Every line of the material is to be quoted verbatim, minus the pictures.

____________

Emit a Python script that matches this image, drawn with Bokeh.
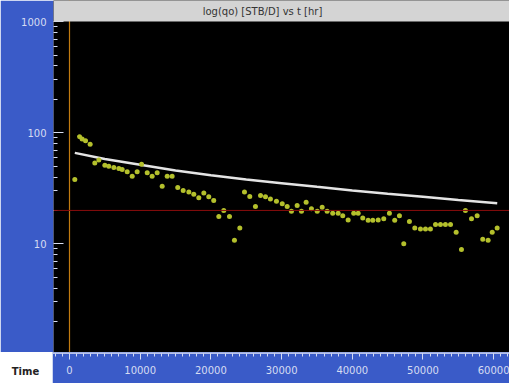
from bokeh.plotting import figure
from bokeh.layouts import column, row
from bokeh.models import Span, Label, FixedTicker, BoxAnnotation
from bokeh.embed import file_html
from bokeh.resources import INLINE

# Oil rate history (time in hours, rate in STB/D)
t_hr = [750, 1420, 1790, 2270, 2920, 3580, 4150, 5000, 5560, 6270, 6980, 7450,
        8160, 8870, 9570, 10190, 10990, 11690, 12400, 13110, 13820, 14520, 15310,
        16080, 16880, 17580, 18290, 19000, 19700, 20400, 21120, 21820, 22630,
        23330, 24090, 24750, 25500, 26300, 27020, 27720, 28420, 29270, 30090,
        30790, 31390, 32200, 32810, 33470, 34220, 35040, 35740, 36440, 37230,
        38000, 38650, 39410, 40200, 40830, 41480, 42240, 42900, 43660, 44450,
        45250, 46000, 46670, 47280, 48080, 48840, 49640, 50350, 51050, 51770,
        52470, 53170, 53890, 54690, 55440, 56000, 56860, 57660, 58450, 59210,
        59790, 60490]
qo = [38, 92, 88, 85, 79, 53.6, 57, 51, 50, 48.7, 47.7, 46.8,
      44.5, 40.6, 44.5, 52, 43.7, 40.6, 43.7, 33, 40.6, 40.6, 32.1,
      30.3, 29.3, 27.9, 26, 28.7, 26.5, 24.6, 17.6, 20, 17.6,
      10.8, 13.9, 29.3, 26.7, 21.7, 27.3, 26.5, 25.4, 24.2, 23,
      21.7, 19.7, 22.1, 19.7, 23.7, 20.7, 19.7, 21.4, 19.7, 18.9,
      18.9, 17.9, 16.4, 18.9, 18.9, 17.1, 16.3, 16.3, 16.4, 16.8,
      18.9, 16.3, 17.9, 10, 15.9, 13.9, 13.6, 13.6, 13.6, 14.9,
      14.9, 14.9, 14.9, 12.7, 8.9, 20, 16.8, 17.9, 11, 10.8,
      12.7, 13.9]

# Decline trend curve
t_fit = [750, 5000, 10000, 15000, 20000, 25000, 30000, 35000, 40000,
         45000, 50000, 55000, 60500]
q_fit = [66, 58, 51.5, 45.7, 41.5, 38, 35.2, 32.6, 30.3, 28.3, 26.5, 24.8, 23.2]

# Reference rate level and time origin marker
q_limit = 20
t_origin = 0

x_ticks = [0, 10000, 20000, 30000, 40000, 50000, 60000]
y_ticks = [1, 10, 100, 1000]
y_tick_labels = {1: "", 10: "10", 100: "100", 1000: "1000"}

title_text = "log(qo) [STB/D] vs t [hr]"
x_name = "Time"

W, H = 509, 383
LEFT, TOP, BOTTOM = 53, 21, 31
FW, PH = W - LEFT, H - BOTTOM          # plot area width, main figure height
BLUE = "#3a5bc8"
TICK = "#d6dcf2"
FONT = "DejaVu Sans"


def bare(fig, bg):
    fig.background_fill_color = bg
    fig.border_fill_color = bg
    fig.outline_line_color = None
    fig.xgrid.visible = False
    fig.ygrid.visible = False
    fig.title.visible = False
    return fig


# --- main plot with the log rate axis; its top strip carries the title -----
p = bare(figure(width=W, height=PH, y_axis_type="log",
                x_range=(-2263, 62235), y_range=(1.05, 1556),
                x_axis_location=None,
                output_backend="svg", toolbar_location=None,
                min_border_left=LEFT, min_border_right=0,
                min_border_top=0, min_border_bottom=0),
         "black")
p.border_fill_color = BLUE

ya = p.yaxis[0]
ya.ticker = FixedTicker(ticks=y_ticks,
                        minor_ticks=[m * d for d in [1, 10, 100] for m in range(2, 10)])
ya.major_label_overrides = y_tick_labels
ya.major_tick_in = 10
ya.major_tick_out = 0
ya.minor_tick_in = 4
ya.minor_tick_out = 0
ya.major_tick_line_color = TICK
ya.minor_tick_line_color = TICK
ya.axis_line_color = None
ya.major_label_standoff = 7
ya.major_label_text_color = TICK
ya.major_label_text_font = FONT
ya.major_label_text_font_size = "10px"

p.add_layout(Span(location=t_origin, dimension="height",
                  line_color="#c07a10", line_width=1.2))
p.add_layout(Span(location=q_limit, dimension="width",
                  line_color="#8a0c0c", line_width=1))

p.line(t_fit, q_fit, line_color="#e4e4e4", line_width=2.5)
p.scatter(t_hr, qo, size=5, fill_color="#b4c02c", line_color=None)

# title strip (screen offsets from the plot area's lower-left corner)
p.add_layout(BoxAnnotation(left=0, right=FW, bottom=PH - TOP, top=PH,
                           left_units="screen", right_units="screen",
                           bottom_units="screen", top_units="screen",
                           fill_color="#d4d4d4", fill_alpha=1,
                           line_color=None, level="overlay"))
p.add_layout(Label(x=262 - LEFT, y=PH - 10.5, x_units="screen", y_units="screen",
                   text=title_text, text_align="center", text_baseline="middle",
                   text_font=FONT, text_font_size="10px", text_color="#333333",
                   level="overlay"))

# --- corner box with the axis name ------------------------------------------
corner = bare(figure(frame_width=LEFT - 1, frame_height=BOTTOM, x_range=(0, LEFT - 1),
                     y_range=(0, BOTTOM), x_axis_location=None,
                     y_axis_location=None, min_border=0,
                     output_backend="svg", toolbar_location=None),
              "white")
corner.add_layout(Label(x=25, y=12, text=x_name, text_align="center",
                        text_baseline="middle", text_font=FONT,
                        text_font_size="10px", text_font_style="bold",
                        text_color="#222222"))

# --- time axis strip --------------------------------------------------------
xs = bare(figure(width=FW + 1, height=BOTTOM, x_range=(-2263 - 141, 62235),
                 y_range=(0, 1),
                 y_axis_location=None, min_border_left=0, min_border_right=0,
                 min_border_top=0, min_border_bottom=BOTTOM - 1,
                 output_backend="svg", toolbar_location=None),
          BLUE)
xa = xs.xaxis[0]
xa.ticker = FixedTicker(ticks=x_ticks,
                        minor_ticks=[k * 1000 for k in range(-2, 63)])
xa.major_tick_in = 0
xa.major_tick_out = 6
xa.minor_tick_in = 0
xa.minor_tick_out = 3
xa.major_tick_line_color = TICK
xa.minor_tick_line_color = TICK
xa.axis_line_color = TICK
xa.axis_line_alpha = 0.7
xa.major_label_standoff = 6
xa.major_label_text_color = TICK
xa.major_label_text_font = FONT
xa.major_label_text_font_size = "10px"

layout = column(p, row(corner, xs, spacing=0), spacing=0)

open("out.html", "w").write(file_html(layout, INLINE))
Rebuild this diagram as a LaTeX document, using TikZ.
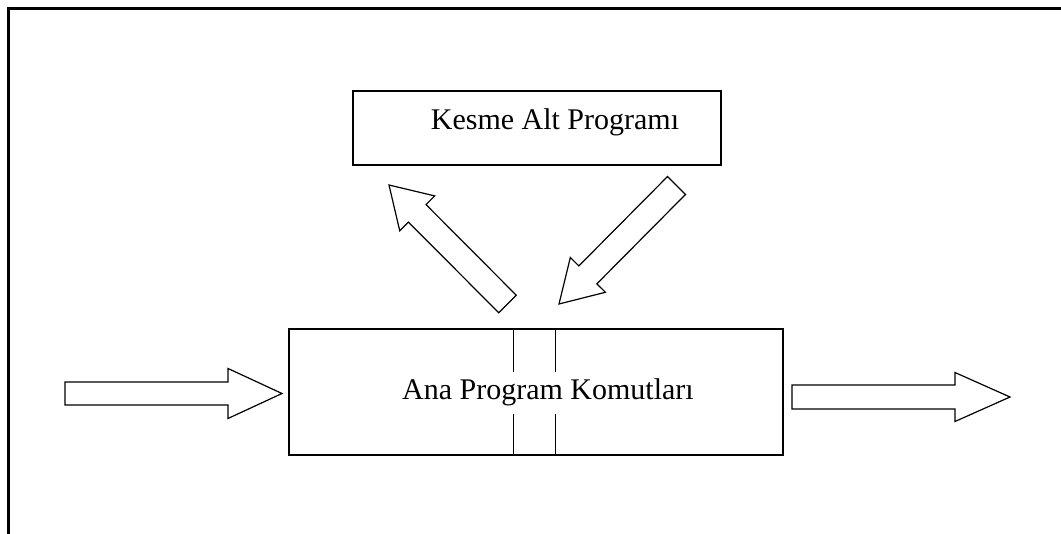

____________

Worked solution:
Emit a Python script that matches this image, drawn with Bokeh.
from bokeh.plotting import figure
from bokeh.layouts import column, row
from bokeh.models import Span, Label, FixedTicker, BoxAnnotation
from bokeh.embed import file_html
from bokeh.resources import INLINE

# Oil rate history (time in hours, rate in STB/D)
t_hr = [750, 1420, 1790, 2270, 2920, 3580, 4150, 5000, 5560, 6270, 6980, 7450,
        8160, 8870, 9570, 10190, 10990, 11690, 12400, 13110, 13820, 14520, 15310,
        16080, 16880, 17580, 18290, 19000, 19700, 20400, 21120, 21820, 22630,
        23330, 24090, 24750, 25500, 26300, 27020, 27720, 28420, 29270, 30090,
        30790, 31390, 32200, 32810, 33470, 34220, 35040, 35740, 36440, 37230,
        38000, 38650, 39410, 40200, 40830, 41480, 42240, 42900, 43660, 44450,
        45250, 46000, 46670, 47280, 48080, 48840, 49640, 50350, 51050, 51770,
        52470, 53170, 53890, 54690, 55440, 56000, 56860, 57660, 58450, 59210,
        59790, 60490]
qo = [38, 92, 88, 85, 79, 53.6, 57, 51, 50, 48.7, 47.7, 46.8,
      44.5, 40.6, 44.5, 52, 43.7, 40.6, 43.7, 33, 40.6, 40.6, 32.1,
      30.3, 29.3, 27.9, 26, 28.7, 26.5, 24.6, 17.6, 20, 17.6,
      10.8, 13.9, 29.3, 26.7, 21.7, 27.3, 26.5, 25.4, 24.2, 23,
      21.7, 19.7, 22.1, 19.7, 23.7, 20.7, 19.7, 21.4, 19.7, 18.9,
      18.9, 17.9, 16.4, 18.9, 18.9, 17.1, 16.3, 16.3, 16.4, 16.8,
      18.9, 16.3, 17.9, 10, 15.9, 13.9, 13.6, 13.6, 13.6, 14.9,
      14.9, 14.9, 14.9, 12.7, 8.9, 20, 16.8, 17.9, 11, 10.8,
      12.7, 13.9]

# Decline trend curve
t_fit = [750, 5000, 10000, 15000, 20000, 25000, 30000, 35000, 40000,
         45000, 50000, 55000, 60500]
q_fit = [66, 58, 51.5, 45.7, 41.5, 38, 35.2, 32.6, 30.3, 28.3, 26.5, 24.8, 23.2]

# Reference rate level and time origin marker
q_limit = 20
t_origin = 0

x_ticks = [0, 10000, 20000, 30000, 40000, 50000, 60000]
y_ticks = [1, 10, 100, 1000]
y_tick_labels = {1: "", 10: "10", 100: "100", 1000: "1000"}

title_text = "log(qo) [STB/D] vs t [hr]"
x_name = "Time"

W, H = 509, 383
LEFT, TOP, BOTTOM = 53, 21, 31
FW, PH = W - LEFT, H - BOTTOM          # plot area width, main figure height
BLUE = "#3a5bc8"
TICK = "#d6dcf2"
FONT = "DejaVu Sans"


def bare(fig, bg):
    fig.background_fill_color = bg
    fig.border_fill_color = bg
    fig.outline_line_color = None
    fig.xgrid.visible = False
    fig.ygrid.visible = False
    fig.title.visible = False
    return fig


# --- main plot with the log rate axis; its top strip carries the title -----
p = bare(figure(width=W, height=PH, y_axis_type="log",
                x_range=(-2263, 62235), y_range=(1.05, 1556),
                x_axis_location=None,
                output_backend="svg", toolbar_location=None,
                min_border_left=LEFT, min_border_right=0,
                min_border_top=0, min_border_bottom=0),
         "black")
p.border_fill_color = BLUE

ya = p.yaxis[0]
ya.ticker = FixedTicker(ticks=y_ticks,
                        minor_ticks=[m * d for d in [1, 10, 100] for m in range(2, 10)])
ya.major_label_overrides = y_tick_labels
ya.major_tick_in = 10
ya.major_tick_out = 0
ya.minor_tick_in = 4
ya.minor_tick_out = 0
ya.major_tick_line_color = TICK
ya.minor_tick_line_color = TICK
ya.axis_line_color = None
ya.major_label_standoff = 7
ya.major_label_text_color = TICK
ya.major_label_text_font = FONT
ya.major_label_text_font_size = "10px"

p.add_layout(Span(location=t_origin, dimension="height",
                  line_color="#c07a10", line_width=1.2))
p.add_layout(Span(location=q_limit, dimension="width",
                  line_color="#8a0c0c", line_width=1))

p.line(t_fit, q_fit, line_color="#e4e4e4", line_width=2.5)
p.scatter(t_hr, qo, size=5, fill_color="#b4c02c", line_color=None)

# title strip (screen offsets from the plot area's lower-left corner)
p.add_layout(BoxAnnotation(left=0, right=FW, bottom=PH - TOP, top=PH,
                           left_units="screen", right_units="screen",
                           bottom_units="screen", top_units="screen",
                           fill_color="#d4d4d4", fill_alpha=1,
                           line_color=None, level="overlay"))
p.add_layout(Label(x=262 - LEFT, y=PH - 10.5, x_units="screen", y_units="screen",
                   text=title_text, text_align="center", text_baseline="middle",
                   text_font=FONT, text_font_size="10px", text_color="#333333",
                   level="overlay"))

# --- corner box with the axis name ------------------------------------------
corner = bare(figure(frame_width=LEFT - 1, frame_height=BOTTOM, x_range=(0, LEFT - 1),
                     y_range=(0, BOTTOM), x_axis_location=None,
                     y_axis_location=None, min_border=0,
                     output_backend="svg", toolbar_location=None),
              "white")
corner.add_layout(Label(x=25, y=12, text=x_name, text_align="center",
                        text_baseline="middle", text_font=FONT,
                        text_font_size="10px", text_font_style="bold",
                        text_color="#222222"))

# --- time axis strip --------------------------------------------------------
xs = bare(figure(width=FW + 1, height=BOTTOM, x_range=(-2263 - 141, 62235),
                 y_range=(0, 1),
                 y_axis_location=None, min_border_left=0, min_border_right=0,
                 min_border_top=0, min_border_bottom=BOTTOM - 1,
                 output_backend="svg", toolbar_location=None),
          BLUE)
xa = xs.xaxis[0]
xa.ticker = FixedTicker(ticks=x_ticks,
                        minor_ticks=[k * 1000 for k in range(-2, 63)])
xa.major_tick_in = 0
xa.major_tick_out = 6
xa.minor_tick_in = 0
xa.minor_tick_out = 3
xa.major_tick_line_color = TICK
xa.minor_tick_line_color = TICK
xa.axis_line_color = TICK
xa.axis_line_alpha = 0.7
xa.major_label_standoff = 6
xa.major_label_text_color = TICK
xa.major_label_text_font = FONT
xa.major_label_text_font_size = "10px"

layout = column(p, row(corner, xs, spacing=0), spacing=0)

open("out.html", "w").write(file_html(layout, INLINE))
Rebuild this diagram as a LaTeX document, using TikZ.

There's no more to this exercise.